**GIVEN PROBLEM:**
Print the data exactly as it is given, please.

───── DATA SECTION ─────

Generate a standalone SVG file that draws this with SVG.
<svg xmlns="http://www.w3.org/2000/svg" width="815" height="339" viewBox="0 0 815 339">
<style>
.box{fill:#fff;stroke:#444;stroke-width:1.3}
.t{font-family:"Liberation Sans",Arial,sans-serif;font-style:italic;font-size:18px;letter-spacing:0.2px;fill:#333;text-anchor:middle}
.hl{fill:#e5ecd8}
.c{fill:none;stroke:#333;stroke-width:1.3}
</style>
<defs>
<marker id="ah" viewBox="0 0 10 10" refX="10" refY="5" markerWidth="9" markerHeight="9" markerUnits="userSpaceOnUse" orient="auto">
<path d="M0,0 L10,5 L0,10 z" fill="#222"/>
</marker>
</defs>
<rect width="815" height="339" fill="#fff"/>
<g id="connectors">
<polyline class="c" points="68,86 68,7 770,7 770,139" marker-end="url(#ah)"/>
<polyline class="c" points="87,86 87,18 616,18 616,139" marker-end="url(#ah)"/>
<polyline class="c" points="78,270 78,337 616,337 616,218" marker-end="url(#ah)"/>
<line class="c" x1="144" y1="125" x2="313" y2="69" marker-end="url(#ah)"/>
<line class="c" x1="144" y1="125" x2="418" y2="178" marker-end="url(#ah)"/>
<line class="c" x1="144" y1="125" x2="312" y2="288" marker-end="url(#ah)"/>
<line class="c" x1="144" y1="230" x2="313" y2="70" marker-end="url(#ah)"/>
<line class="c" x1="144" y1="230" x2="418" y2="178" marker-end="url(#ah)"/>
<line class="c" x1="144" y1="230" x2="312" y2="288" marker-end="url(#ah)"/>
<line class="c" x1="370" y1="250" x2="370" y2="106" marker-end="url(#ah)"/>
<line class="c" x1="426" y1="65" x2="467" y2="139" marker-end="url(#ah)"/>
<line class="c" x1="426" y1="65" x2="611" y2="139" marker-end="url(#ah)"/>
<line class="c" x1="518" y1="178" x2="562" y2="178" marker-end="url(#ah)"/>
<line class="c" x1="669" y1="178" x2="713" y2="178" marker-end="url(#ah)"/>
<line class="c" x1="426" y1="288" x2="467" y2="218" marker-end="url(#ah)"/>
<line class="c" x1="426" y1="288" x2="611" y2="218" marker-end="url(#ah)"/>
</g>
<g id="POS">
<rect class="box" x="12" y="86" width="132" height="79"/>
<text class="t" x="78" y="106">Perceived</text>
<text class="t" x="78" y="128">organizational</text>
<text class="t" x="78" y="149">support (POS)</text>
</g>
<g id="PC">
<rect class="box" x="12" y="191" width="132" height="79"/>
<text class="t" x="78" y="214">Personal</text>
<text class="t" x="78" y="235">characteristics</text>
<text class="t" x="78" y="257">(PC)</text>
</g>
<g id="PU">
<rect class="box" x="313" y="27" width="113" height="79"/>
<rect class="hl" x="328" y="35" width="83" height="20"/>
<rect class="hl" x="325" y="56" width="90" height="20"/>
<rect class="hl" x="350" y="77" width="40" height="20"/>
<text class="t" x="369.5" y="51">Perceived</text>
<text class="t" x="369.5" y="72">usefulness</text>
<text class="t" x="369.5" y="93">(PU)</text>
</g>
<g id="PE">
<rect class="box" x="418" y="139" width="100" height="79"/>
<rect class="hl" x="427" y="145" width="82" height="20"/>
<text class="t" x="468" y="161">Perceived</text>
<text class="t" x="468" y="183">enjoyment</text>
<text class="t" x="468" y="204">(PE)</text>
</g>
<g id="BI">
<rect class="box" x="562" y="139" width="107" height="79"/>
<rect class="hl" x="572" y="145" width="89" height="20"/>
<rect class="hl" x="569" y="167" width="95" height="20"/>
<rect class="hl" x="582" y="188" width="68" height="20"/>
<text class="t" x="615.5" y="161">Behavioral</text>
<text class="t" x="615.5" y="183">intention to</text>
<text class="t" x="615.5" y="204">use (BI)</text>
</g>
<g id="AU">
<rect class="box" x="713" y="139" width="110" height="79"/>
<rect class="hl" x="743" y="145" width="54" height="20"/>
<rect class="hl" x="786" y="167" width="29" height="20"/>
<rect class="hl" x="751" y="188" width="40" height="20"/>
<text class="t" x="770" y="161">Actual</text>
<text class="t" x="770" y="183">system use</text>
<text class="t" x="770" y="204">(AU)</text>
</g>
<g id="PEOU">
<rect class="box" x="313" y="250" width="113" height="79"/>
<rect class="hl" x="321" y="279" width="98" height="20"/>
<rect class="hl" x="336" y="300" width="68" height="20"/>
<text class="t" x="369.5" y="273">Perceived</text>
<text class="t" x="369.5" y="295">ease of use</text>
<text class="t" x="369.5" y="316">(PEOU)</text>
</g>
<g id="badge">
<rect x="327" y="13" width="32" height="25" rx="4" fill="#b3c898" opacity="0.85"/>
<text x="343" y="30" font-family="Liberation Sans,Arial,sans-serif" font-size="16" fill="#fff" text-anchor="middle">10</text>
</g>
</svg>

─────

**RESULT:**
Generate a standalone SVG file that draws this with SVG.
<svg xmlns="http://www.w3.org/2000/svg" width="815" height="339" viewBox="0 0 815 339">
<style>
.box{fill:#fff;stroke:#444;stroke-width:1.3}
.t{font-family:"Liberation Sans",Arial,sans-serif;font-style:italic;font-size:18px;letter-spacing:0.2px;fill:#333;text-anchor:middle}
.hl{fill:#e5ecd8}
.c{fill:none;stroke:#333;stroke-width:1.3}
</style>
<defs>
<marker id="ah" viewBox="0 0 10 10" refX="10" refY="5" markerWidth="9" markerHeight="9" markerUnits="userSpaceOnUse" orient="auto">
<path d="M0,0 L10,5 L0,10 z" fill="#222"/>
</marker>
</defs>
<rect width="815" height="339" fill="#fff"/>
<g id="connectors">
<polyline class="c" points="68,86 68,7 770,7 770,139" marker-end="url(#ah)"/>
<polyline class="c" points="87,86 87,18 616,18 616,139" marker-end="url(#ah)"/>
<polyline class="c" points="78,270 78,337 616,337 616,218" marker-end="url(#ah)"/>
<line class="c" x1="144" y1="125" x2="313" y2="69" marker-end="url(#ah)"/>
<line class="c" x1="144" y1="125" x2="418" y2="178" marker-end="url(#ah)"/>
<line class="c" x1="144" y1="125" x2="312" y2="288" marker-end="url(#ah)"/>
<line class="c" x1="144" y1="230" x2="313" y2="70" marker-end="url(#ah)"/>
<line class="c" x1="144" y1="230" x2="418" y2="178" marker-end="url(#ah)"/>
<line class="c" x1="144" y1="230" x2="312" y2="288" marker-end="url(#ah)"/>
<line class="c" x1="370" y1="250" x2="370" y2="106" marker-end="url(#ah)"/>
<line class="c" x1="426" y1="65" x2="467" y2="139" marker-end="url(#ah)"/>
<line class="c" x1="426" y1="65" x2="611" y2="139" marker-end="url(#ah)"/>
<line class="c" x1="518" y1="178" x2="562" y2="178" marker-end="url(#ah)"/>
<line class="c" x1="669" y1="178" x2="713" y2="178" marker-end="url(#ah)"/>
<line class="c" x1="426" y1="288" x2="467" y2="218" marker-end="url(#ah)"/>
<line class="c" x1="426" y1="288" x2="611" y2="218" marker-end="url(#ah)"/>
</g>
<g id="POS">
<rect class="box" x="12" y="86" width="132" height="79"/>
<text class="t" x="78" y="106">Perceived</text>
<text class="t" x="78" y="128">organizational</text>
<text class="t" x="78" y="149">support (POS)</text>
</g>
<g id="PC">
<rect class="box" x="12" y="191" width="132" height="79"/>
<text class="t" x="78" y="214">Personal</text>
<text class="t" x="78" y="235">characteristics</text>
<text class="t" x="78" y="257">(PC)</text>
</g>
<g id="PU">
<rect class="box" x="313" y="27" width="113" height="79"/>
<rect class="hl" x="328" y="35" width="83" height="20"/>
<rect class="hl" x="325" y="56" width="90" height="20"/>
<rect class="hl" x="350" y="77" width="40" height="20"/>
<text class="t" x="369.5" y="51">Perceived</text>
<text class="t" x="369.5" y="72">usefulness</text>
<text class="t" x="369.5" y="93">(PU)</text>
</g>
<g id="PE">
<rect class="box" x="418" y="139" width="100" height="79"/>
<rect class="hl" x="427" y="145" width="82" height="20"/>
<text class="t" x="468" y="161">Perceived</text>
<text class="t" x="468" y="183">enjoyment</text>
<text class="t" x="468" y="204">(PE)</text>
</g>
<g id="BI">
<rect class="box" x="562" y="139" width="107" height="79"/>
<rect class="hl" x="572" y="145" width="89" height="20"/>
<rect class="hl" x="569" y="167" width="95" height="20"/>
<rect class="hl" x="582" y="188" width="68" height="20"/>
<text class="t" x="615.5" y="161">Behavioral</text>
<text class="t" x="615.5" y="183">intention to</text>
<text class="t" x="615.5" y="204">use (BI)</text>
</g>
<g id="AU">
<rect class="box" x="713" y="139" width="110" height="79"/>
<rect class="hl" x="743" y="145" width="54" height="20"/>
<rect class="hl" x="786" y="167" width="29" height="20"/>
<rect class="hl" x="751" y="188" width="40" height="20"/>
<text class="t" x="770" y="161">Actual</text>
<text class="t" x="770" y="183">system use</text>
<text class="t" x="770" y="204">(AU)</text>
</g>
<g id="PEOU">
<rect class="box" x="313" y="250" width="113" height="79"/>
<rect class="hl" x="321" y="279" width="98" height="20"/>
<rect class="hl" x="336" y="300" width="68" height="20"/>
<text class="t" x="369.5" y="273">Perceived</text>
<text class="t" x="369.5" y="295">ease of use</text>
<text class="t" x="369.5" y="316">(PEOU)</text>
</g>
<g id="badge">
<rect x="327" y="13" width="32" height="25" rx="4" fill="#b3c898" opacity="0.85"/>
<text x="343" y="30" font-family="Liberation Sans,Arial,sans-serif" font-size="16" fill="#fff" text-anchor="middle">10</text>
</g>
</svg>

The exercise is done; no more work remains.